• Task brief:
Quote the whole listing word for word. Do not include the pictures.

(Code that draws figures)
- - -

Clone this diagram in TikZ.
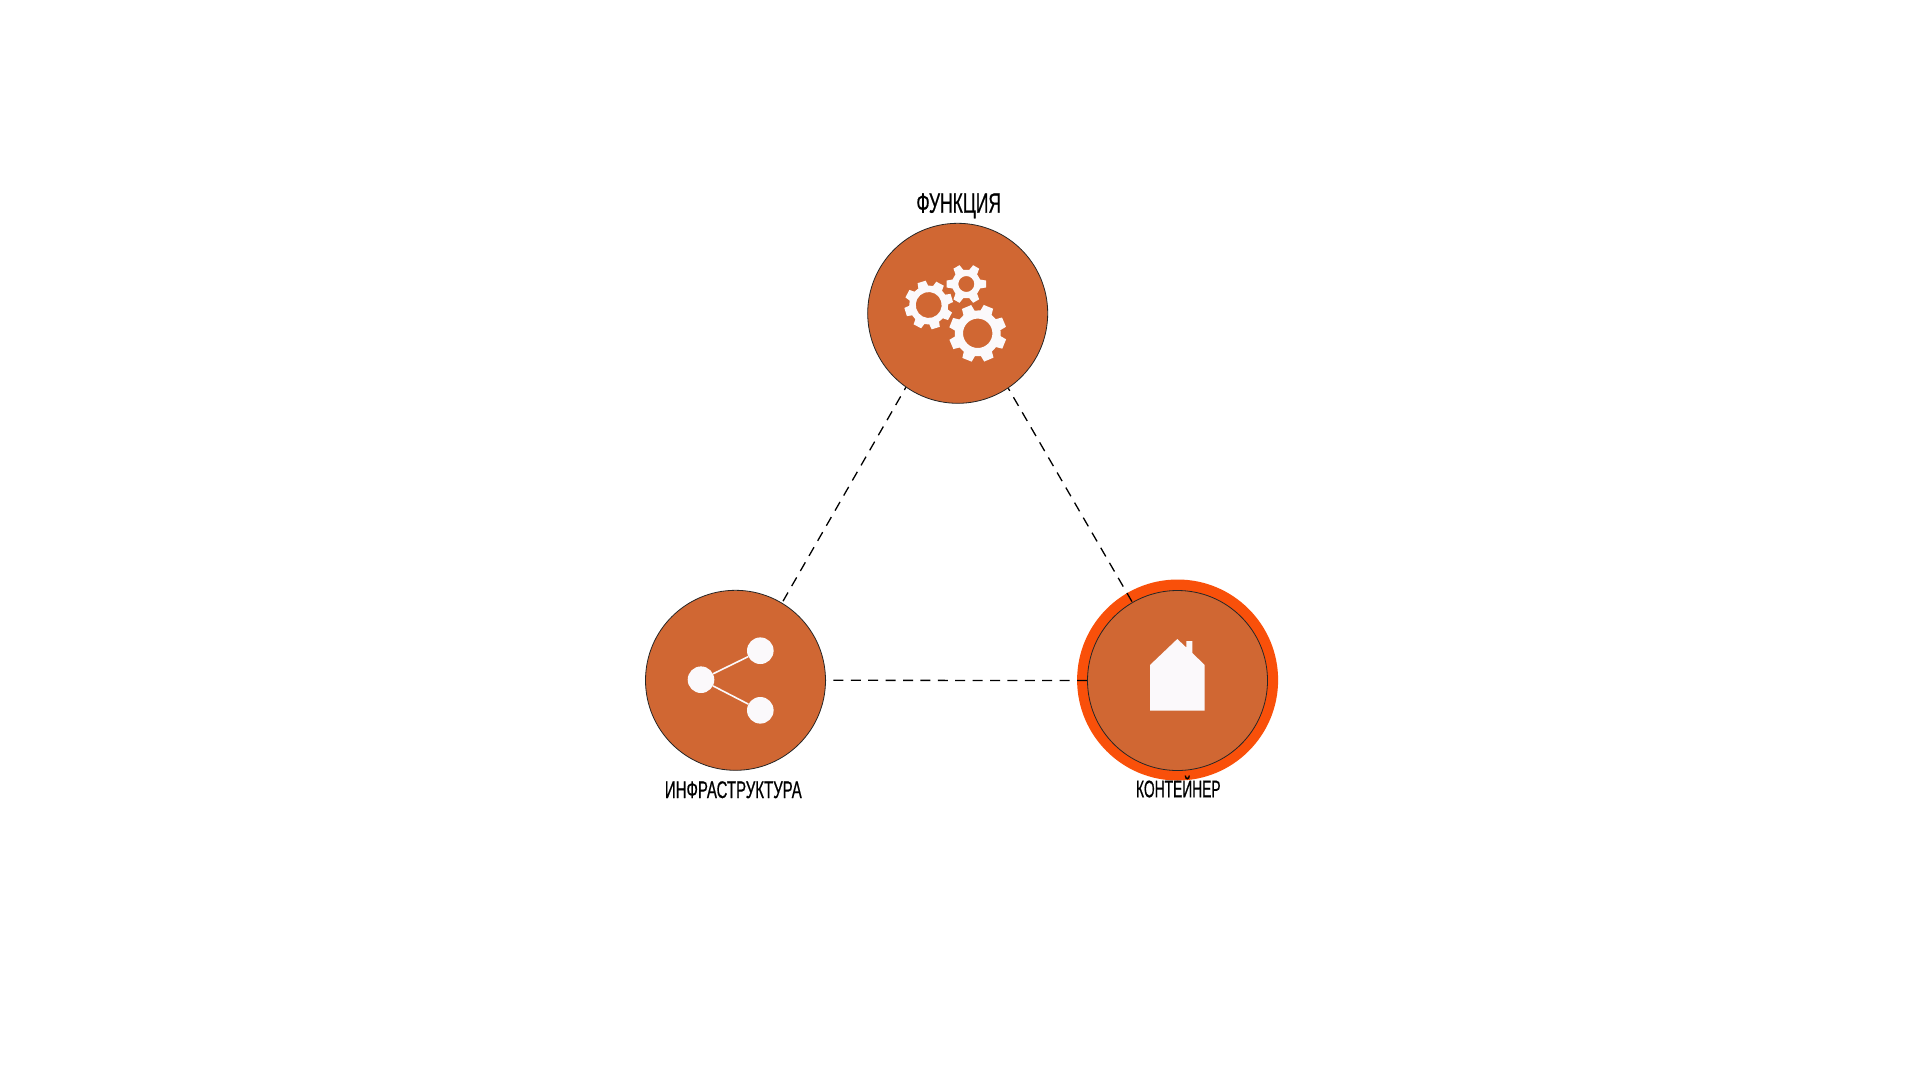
\documentclass[tikz,border=0pt]{standalone}
\usepackage{fontspec}
\newfontfamily\condfont[FakeStretch=0.625,FakeBold=0.5]{Liberation Sans}
\newfontfamily\condfontb[FakeStretch=0.575,FakeBold=0.5]{Liberation Sans}
\definecolor{disc}{HTML}{D06733}
\definecolor{halo}{HTML}{F9500A}
\definecolor{glyph}{HTML}{FBF9FB}
\tikzset{
  disc/.style={circle,draw=black!85,line width=0.8pt,fill=disc,minimum size=180pt,inner sep=0pt},
  halo/.style={circle,fill=halo,minimum size=201pt,inner sep=0pt},
  link/.style={line width=1.3pt,dash pattern=on 10pt off 7.4pt,dash phase=7pt,black},
  title/.style={font=\condfont\fontsize{28}{28}\selectfont,inner sep=0pt,text=black,anchor=base},
  label/.style={font=\condfont\fontsize{24}{24}\selectfont,inner sep=0pt,text=black,anchor=base},
  labelb/.style={font=\condfontb\fontsize{24}{24}\selectfont,inner sep=0pt,text=black,anchor=base},
  dot/.style={circle,fill=glyph,minimum size=26.6pt,inner sep=0pt},
  spoke/.style={draw=glyph,line width=1.6pt}
}
% centre x, centre y, outer r, root r, hole r, rotation, half tooth angle, half root angle, tooth angles
\newcommand{\gearshape}[9]{%
  \fill[glyph,even odd rule,shift={(#1,#2)},rotate=#6]
    (-#8:#4) foreach \a in {#9} {
      -- ({\a-#8}:#4) -- ({\a-#7}:#3) -- ({\a+#7}:#3) -- ({\a+#8}:#4)
    } -- cycle (0,0) circle[radius=#5];}
\begin{document}
\begin{tikzpicture}[x=1pt,y=-1pt]
\useasboundingbox (0,0) rectangle (1921,1081);
\fill[white] (0,0) rectangle (1921,1081);
\node[halo] (ring) at (1177.6,680) {};
\node[disc,draw=none,fill=none] (top) at (957.7,313.3) {};
\node[disc,draw=none,fill=none] (left) at (735.5,680.3) {};
\node[disc,draw=none,fill=none] (right) at (1177.5,680.5) {};
\draw[link] (top.235) -- (left.59);
\draw[link] (top.304) -- (right.120);
\draw[link,dash phase=9.9pt] (left.0) -- (right.180);
\node[disc] at (top) {};
\node[disc] at (left) {};
\node[disc] at (right) {};
% gears
\gearshape{928.7}{305}{24.5}{19.5}{13}{17}{10}{15}{0,45,...,315}
\gearshape{966.3}{284}{20}{14.5}{8}{0}{10}{18}{0,60,...,300}
\gearshape{977.7}{333.3}{29}{23}{14.7}{23}{10}{15}{0,45,...,315}
% share
\node[dot] (hub) at (701,679.7) {};
\node[dot] (up) at (760.3,650.7) {};
\node[dot] (down) at (760.3,710.3) {};
\draw[spoke] (hub) -- (up);
\draw[spoke] (hub) -- (down);
% house
\fill[glyph] (1150,665) -- (1177.3,639) -- (1186.3,647.5) -- (1186.3,641) -- (1192.3,641)
  -- (1192.3,653) -- (1204.7,665) -- (1204.7,710.7) -- (1150,710.7) -- cycle;
% labels
\node[title] (t1) at (958.7,212.7) {ФУНКЦИЯ};
\node[label] (t2) at (733.3,798) {ИНФРАСТРУКТУРА};
\node[labelb] (t3) at (1178.3,797.3) {КОНТЕЙНЕР};
\end{tikzpicture}
\end{document}
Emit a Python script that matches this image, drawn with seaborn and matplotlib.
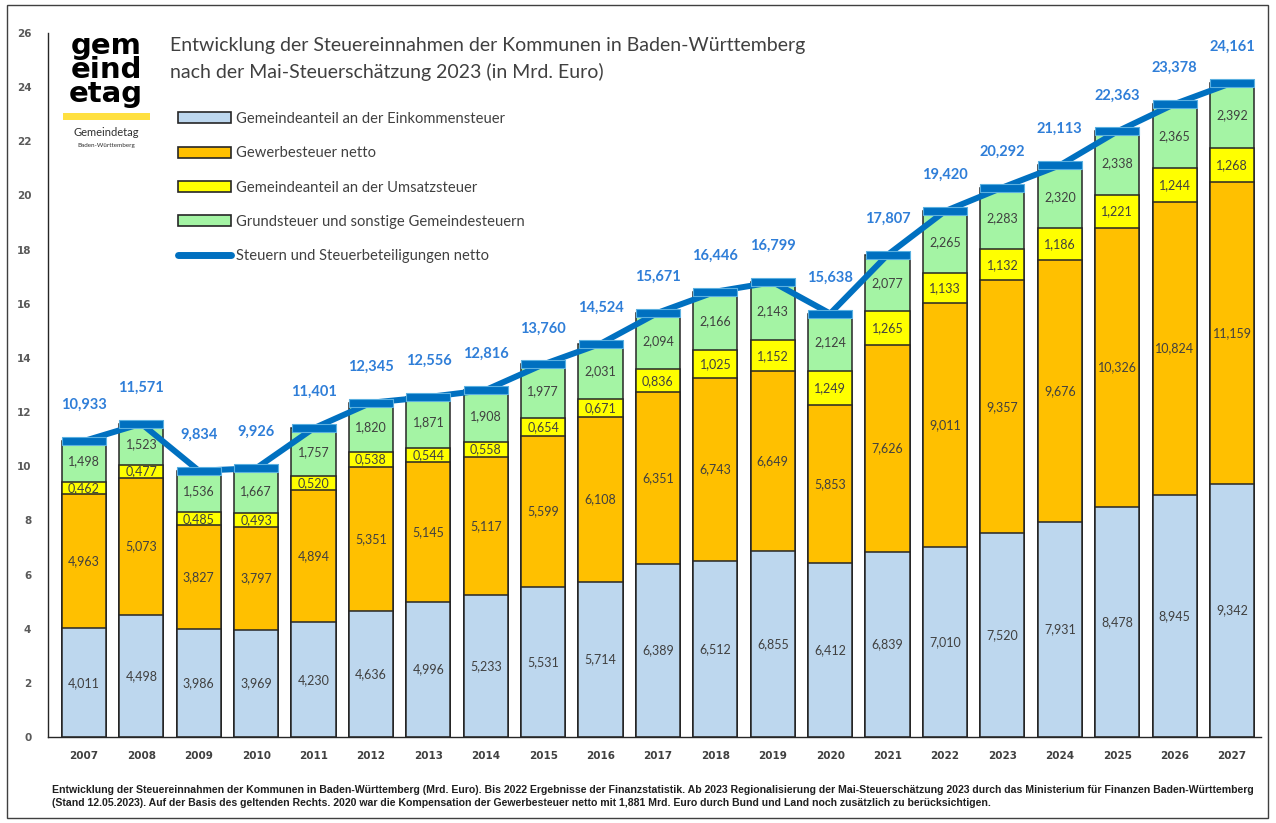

- - -

• Expected answer:
Clone this diagram in TikZ.
\documentclass[tikz,border=0pt]{standalone}
\usepackage{fontspec}
\newfontfamily\condfont[FakeStretch=0.625,FakeBold=0.5]{Liberation Sans}
\newfontfamily\condfontb[FakeStretch=0.575,FakeBold=0.5]{Liberation Sans}
\definecolor{disc}{HTML}{D06733}
\definecolor{halo}{HTML}{F9500A}
\definecolor{glyph}{HTML}{FBF9FB}
\tikzset{
  disc/.style={circle,draw=black!85,line width=0.8pt,fill=disc,minimum size=180pt,inner sep=0pt},
  halo/.style={circle,fill=halo,minimum size=201pt,inner sep=0pt},
  link/.style={line width=1.3pt,dash pattern=on 10pt off 7.4pt,dash phase=7pt,black},
  title/.style={font=\condfont\fontsize{28}{28}\selectfont,inner sep=0pt,text=black,anchor=base},
  label/.style={font=\condfont\fontsize{24}{24}\selectfont,inner sep=0pt,text=black,anchor=base},
  labelb/.style={font=\condfontb\fontsize{24}{24}\selectfont,inner sep=0pt,text=black,anchor=base},
  dot/.style={circle,fill=glyph,minimum size=26.6pt,inner sep=0pt},
  spoke/.style={draw=glyph,line width=1.6pt}
}
% centre x, centre y, outer r, root r, hole r, rotation, half tooth angle, half root angle, tooth angles
\newcommand{\gearshape}[9]{%
  \fill[glyph,even odd rule,shift={(#1,#2)},rotate=#6]
    (-#8:#4) foreach \a in {#9} {
      -- ({\a-#8}:#4) -- ({\a-#7}:#3) -- ({\a+#7}:#3) -- ({\a+#8}:#4)
    } -- cycle (0,0) circle[radius=#5];}
\begin{document}
\begin{tikzpicture}[x=1pt,y=-1pt]
\useasboundingbox (0,0) rectangle (1921,1081);
\fill[white] (0,0) rectangle (1921,1081);
\node[halo] (ring) at (1177.6,680) {};
\node[disc,draw=none,fill=none] (top) at (957.7,313.3) {};
\node[disc,draw=none,fill=none] (left) at (735.5,680.3) {};
\node[disc,draw=none,fill=none] (right) at (1177.5,680.5) {};
\draw[link] (top.235) -- (left.59);
\draw[link] (top.304) -- (right.120);
\draw[link,dash phase=9.9pt] (left.0) -- (right.180);
\node[disc] at (top) {};
\node[disc] at (left) {};
\node[disc] at (right) {};
% gears
\gearshape{928.7}{305}{24.5}{19.5}{13}{17}{10}{15}{0,45,...,315}
\gearshape{966.3}{284}{20}{14.5}{8}{0}{10}{18}{0,60,...,300}
\gearshape{977.7}{333.3}{29}{23}{14.7}{23}{10}{15}{0,45,...,315}
% share
\node[dot] (hub) at (701,679.7) {};
\node[dot] (up) at (760.3,650.7) {};
\node[dot] (down) at (760.3,710.3) {};
\draw[spoke] (hub) -- (up);
\draw[spoke] (hub) -- (down);
% house
\fill[glyph] (1150,665) -- (1177.3,639) -- (1186.3,647.5) -- (1186.3,641) -- (1192.3,641)
  -- (1192.3,653) -- (1204.7,665) -- (1204.7,710.7) -- (1150,710.7) -- cycle;
% labels
\node[title] (t1) at (958.7,212.7) {ФУНКЦИЯ};
\node[label] (t2) at (733.3,798) {ИНФРАСТРУКТУРА};
\node[labelb] (t3) at (1178.3,797.3) {КОНТЕЙНЕР};
\end{tikzpicture}
\end{document}
Emit a Python script that matches this image, drawn with seaborn and matplotlib.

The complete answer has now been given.